Several liberal Democrats also argue that GOP leaders are proving themselves to be unreliable negotiators. They point to McCarthy’s attempt to fundraise off a recent White House meeting, urging donors to help him block the “radical Democrat agenda from destroying our country” just minutes before sitting down with Biden. Then there was the vow by Senate minority leader McConnell to spend “100 percent” of his focus “standing up to the administration.”
Some on the left contend that the GOP talks could be productive, arguing that a bipartisan bill would be simpler — since it wouldn’t require squeezing a bill through the Senate restrictive budget rules — even if it’s not everything Democrats want. Those liberals say it makes little sense for Democrats to pass something in the House that can’t survive the Senate.
“I could make an argument that you need to do it all together,” said Sen.
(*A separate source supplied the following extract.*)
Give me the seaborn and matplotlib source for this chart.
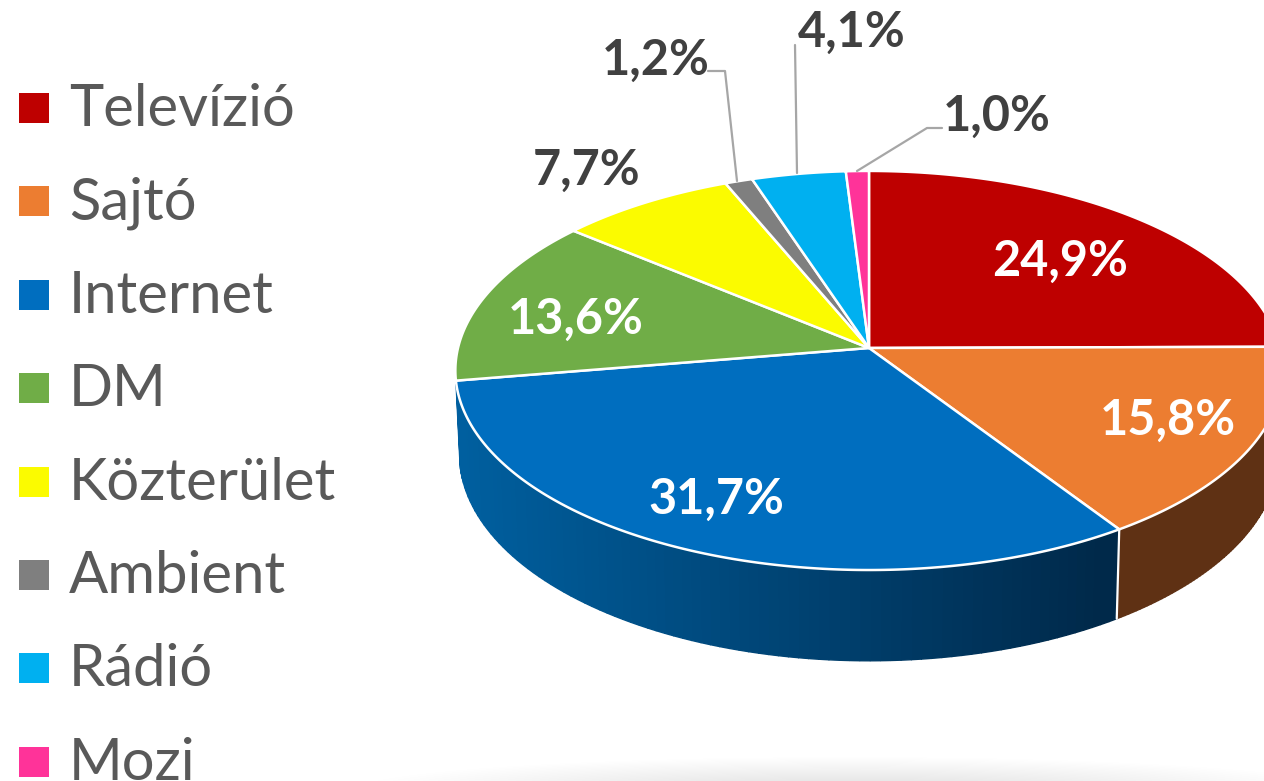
import numpy as np
import matplotlib
matplotlib.use("Agg")
import matplotlib.pyplot as plt
from matplotlib.patches import Ellipse
from matplotlib.colors import to_rgb
import seaborn as sns

categories = ["Televízió", "Sajtó", "Internet", "DM", "Közterület", "Ambient", "Rádió", "Mozi"]
values = [24.9, 15.8, 31.7, 13.6, 7.7, 1.2, 4.1, 1.0]
labels = ["24,9%", "15,8%", "31,7%", "13,6%", "7,7%", "1,2%", "4,1%", "1,0%"]
colors = ["#BE0000", "#EC7D31", "#006EBF", "#70AD47", "#FBFB00", "#7F7F7F", "#00B0F0", "#FF3399"]
side_left = ["#7A0000", "#5F3114", "#005F9F", "#44682B", "#999900", "#4C4C4C", "#006A90", "#991F5C"]
side_right = ["#7A0000", "#5F3114", "#00294A", "#44682B", "#999900", "#4C4C4C", "#006A90", "#991F5C"]
visible_side = ["Sajtó", "Internet"]
label_colors = ["white", "white", "white", "white", "#404040", "#404040", "#404040", "#404040"]
label_x = [1060, 1168, 716, 576, 587, 656, 852, 997]
label_y = [261, 420, 499, 319, 170, 60, 32, 116]
leader_x = [None, None, None, None, None, [708, 725, 737], [795, 797], [942, 927, 857]]
leader_y = [None, None, None, None, None, [71, 71, 181], [45, 173], [128, 128, 171]]

sns.set_theme(style="white")
plt.rcParams["font.family"] = ["Lato", "DejaVu Sans"]

fig = plt.figure(figsize=(12.64, 7.81), dpi=100)
ax = fig.add_axes([0, 0, 1, 1])
ax.set_xlim(0, 1264)
ax.set_ylim(781, 0)
ax.axis("off")

# faint shadow along the bottom edge
for w, h in zip(np.linspace(1000, 300, 26), np.linspace(70, 18, 26)):
    ax.add_patch(Ellipse((850, 792), w, h, fc="#000000", ec="none", alpha=0.004, zorder=0))

CX, CY, RX, RY, K = 869, 348, 411, 197, 0.1127
D, SX, SY = 83, 0.99, 1.035


def top(theta):
    x, y = np.sin(theta), np.cos(theta)
    w = 1 + K * y
    return CX + RX * x / w, CY - RY * y / w


def bottom(theta):
    x, y = np.sin(theta), np.cos(theta)
    w = 1 + K * y
    return CX + SX * RX * x / w, CY + D - SY * RY * y / w


frac = np.array(values) / np.sum(values)
edges = np.concatenate([[0], np.cumsum(frac)]) * 2 * np.pi

# side walls, split into thin strips to make the horizontal gradient
for i, name in enumerate(categories):
    if name not in visible_side:
        continue
    th = np.linspace(edges[i], edges[i + 1], 90)
    c0, c1 = np.array(to_rgb(side_left[i])), np.array(to_rgb(side_right[i]))
    for t0, t1 in zip(th[:-1], th[1:]):
        seg = np.linspace(t0, t1, 3)
        xt, yt = top(seg)
        xb, yb = bottom(seg)
        f = np.clip((xt.mean() - 460) / (1100 - 460), 0, 1)
        col = c0 + (c1 - c0) * f
        ax.fill(np.r_[xt, xb[::-1]], np.r_[yt, yb[::-1]], facecolor=col, edgecolor=col,
                lw=1.0, zorder=1)

# white seam between the two visible wall segments
seam = edges[categories.index("Internet")]
x0, y0 = top(seam)
x1, y1 = bottom(seam)
ax.plot([x0, x1], [y0, y1], color="white", lw=1.6, zorder=2)

# top faces
for i, c in enumerate(colors):
    th = np.linspace(edges[i], edges[i + 1], 200)
    x, y = top(th)
    ax.fill(np.r_[CX, x], np.r_[CY, y], facecolor=c, edgecolor="white", lw=1.8,
            joinstyle="round", zorder=3)

# leader lines
for lx, ly in zip(leader_x, leader_y):
    if lx is not None:
        ax.plot(lx, ly, color="#A6A6A6", lw=1.6, zorder=4)

# data labels
for s, x, y, c in zip(labels, label_x, label_y, label_colors):
    ax.text(x, y, s, color=c, fontsize=35, fontweight="bold", ha="center", va="center", zorder=5)

# legend
for i, (name, c) in enumerate(zip(categories, colors)):
    yc = 108 + 93.4 * i
    ax.fill([19, 49, 49, 19], [yc - 15, yc - 15, yc + 15, yc + 15], color=c, lw=0, zorder=5)
    ax.text(69, yc + 18, name, color="#595959", fontsize=41.8, ha="left", va="baseline", zorder=5)

fig.savefig("out.png", dpi=100)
Chris Murphy (D-Conn.). “And I could also make an argument that you might make it easier to do those things if you get a good bipartisan package.”
In the end, even if Biden consummates a deal with Republicans on a bill boosting physical infrastructure, Democrats will want a road map to what’s next. Leaving behind the president’s proposed multitrillion-dollar investment in the social programs they call “human infrastructure” is simply not an option for most progressives.
“I know all of the reasons why a sweeping, huge $4 trillion package would not be possible,” said Sen. Richard Blumenthal (D-Conn.). “So I would certainly support a different plan. As long as there is a plan.”